* [INSTRUCTIONS FOR THE TASK]: Bring together all lines of the material below that contain the string "this".

* [DATASET CONTENT]:
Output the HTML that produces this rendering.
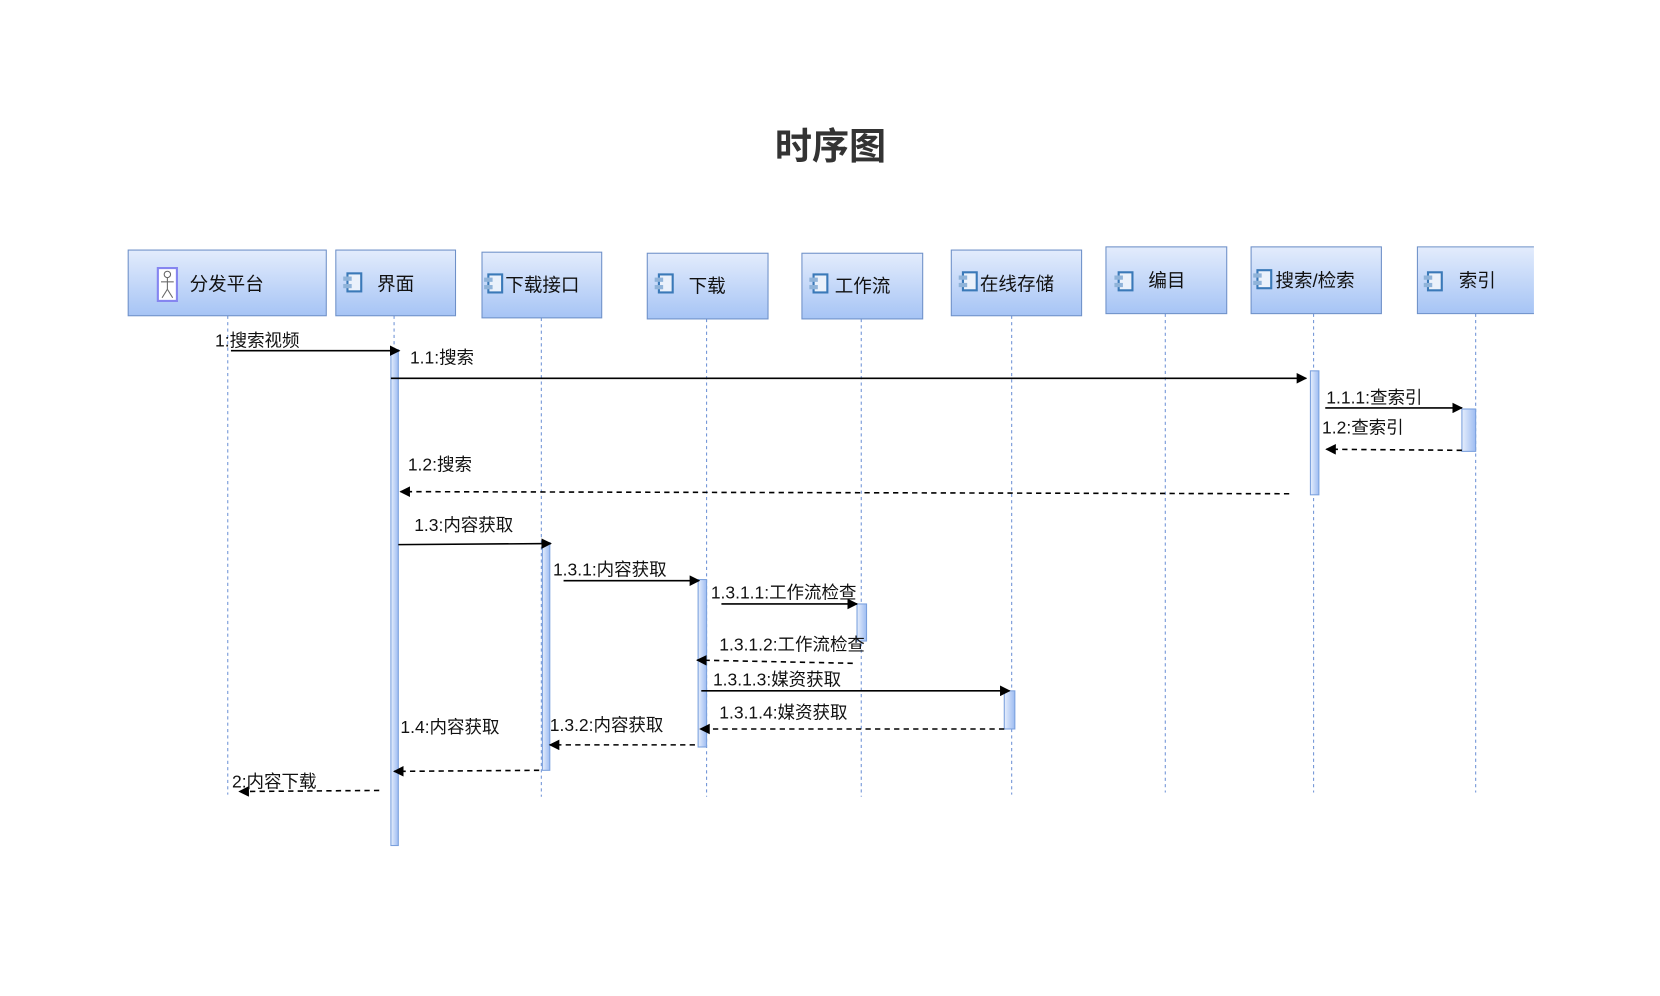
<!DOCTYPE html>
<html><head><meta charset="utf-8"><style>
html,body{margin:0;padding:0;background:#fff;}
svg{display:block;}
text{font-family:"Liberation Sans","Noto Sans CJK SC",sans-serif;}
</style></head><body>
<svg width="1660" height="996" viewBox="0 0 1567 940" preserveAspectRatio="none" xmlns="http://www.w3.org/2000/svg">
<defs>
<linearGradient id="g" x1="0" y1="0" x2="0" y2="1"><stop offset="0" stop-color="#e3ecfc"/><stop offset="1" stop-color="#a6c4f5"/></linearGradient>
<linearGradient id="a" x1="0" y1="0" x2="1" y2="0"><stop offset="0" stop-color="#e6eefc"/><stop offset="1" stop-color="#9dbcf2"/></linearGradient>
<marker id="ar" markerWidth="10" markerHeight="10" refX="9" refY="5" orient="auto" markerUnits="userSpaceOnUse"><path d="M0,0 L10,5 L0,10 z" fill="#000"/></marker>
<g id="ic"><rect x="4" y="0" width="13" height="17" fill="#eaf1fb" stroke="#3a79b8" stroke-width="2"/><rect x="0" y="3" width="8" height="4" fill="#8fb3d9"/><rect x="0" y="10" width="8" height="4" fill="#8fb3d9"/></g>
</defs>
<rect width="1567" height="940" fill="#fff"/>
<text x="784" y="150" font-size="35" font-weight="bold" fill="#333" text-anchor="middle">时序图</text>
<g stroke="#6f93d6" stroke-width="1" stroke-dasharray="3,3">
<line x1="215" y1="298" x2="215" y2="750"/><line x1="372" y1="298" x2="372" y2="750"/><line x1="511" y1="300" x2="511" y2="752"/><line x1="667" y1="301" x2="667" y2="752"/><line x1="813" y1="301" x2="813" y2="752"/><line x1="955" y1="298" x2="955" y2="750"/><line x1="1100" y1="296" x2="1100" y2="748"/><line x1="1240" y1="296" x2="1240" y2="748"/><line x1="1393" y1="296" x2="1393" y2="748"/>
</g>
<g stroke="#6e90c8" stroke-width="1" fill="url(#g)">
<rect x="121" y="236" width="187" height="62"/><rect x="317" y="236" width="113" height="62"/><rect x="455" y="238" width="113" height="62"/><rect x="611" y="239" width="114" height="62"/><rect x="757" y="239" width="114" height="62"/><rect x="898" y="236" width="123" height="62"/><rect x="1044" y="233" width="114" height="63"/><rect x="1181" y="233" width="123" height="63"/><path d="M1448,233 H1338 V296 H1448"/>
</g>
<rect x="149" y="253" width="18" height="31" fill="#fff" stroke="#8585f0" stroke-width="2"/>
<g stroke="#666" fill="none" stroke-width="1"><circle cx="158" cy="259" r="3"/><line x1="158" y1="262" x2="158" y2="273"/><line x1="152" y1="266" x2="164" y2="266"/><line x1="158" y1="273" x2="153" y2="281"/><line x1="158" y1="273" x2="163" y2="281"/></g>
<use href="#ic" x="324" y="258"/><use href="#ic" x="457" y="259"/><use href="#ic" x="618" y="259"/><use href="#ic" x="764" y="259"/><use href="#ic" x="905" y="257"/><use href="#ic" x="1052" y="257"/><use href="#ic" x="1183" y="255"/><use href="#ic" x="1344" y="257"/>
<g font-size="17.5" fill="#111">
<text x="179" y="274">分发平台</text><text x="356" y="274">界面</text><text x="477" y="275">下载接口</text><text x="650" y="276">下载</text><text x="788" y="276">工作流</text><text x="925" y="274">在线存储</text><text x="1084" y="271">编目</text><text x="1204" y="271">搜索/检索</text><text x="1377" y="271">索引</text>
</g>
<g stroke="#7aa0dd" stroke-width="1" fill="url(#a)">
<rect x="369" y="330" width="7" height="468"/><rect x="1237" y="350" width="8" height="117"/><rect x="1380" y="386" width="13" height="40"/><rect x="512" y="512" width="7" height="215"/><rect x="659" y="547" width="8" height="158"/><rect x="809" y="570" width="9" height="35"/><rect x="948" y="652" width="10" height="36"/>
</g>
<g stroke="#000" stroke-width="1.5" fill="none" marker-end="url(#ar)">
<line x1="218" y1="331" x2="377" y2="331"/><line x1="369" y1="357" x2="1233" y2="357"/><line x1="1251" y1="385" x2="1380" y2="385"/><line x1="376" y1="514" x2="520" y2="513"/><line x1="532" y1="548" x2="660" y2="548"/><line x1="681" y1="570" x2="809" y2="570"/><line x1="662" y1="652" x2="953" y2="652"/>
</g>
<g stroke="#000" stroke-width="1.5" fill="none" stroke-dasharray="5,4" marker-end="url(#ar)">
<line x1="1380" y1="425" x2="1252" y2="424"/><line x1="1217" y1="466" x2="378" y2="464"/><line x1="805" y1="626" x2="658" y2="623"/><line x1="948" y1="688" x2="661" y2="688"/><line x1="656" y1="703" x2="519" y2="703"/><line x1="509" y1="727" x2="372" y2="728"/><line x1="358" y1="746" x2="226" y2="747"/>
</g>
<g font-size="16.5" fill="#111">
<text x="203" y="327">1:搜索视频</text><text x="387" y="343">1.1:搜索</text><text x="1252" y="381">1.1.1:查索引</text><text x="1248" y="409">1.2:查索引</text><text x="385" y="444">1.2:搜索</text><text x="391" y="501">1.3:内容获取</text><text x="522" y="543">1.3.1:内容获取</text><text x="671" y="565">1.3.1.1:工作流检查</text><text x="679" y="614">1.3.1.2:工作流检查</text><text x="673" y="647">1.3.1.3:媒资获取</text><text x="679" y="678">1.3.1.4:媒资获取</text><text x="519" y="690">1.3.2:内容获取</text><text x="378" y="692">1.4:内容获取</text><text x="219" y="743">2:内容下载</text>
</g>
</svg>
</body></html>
...
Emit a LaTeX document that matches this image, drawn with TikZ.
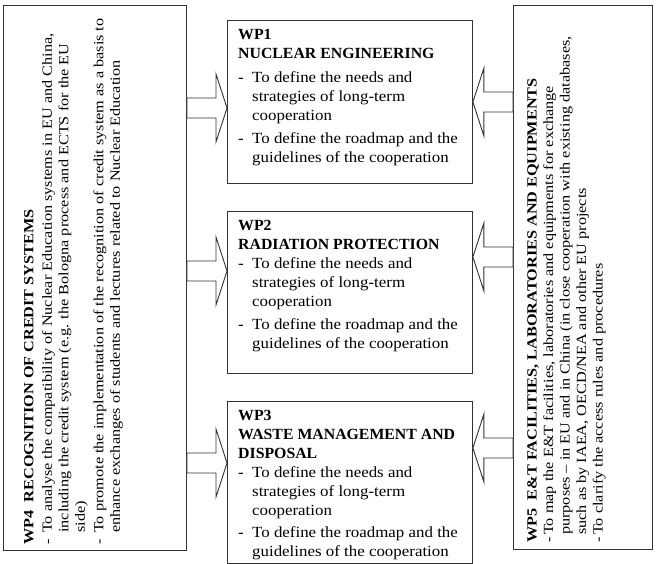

* [EXERCISE RESPONSE]:
Output the HTML that produces this rendering.
Emit a LaTeX document that matches this image, drawn with TikZ.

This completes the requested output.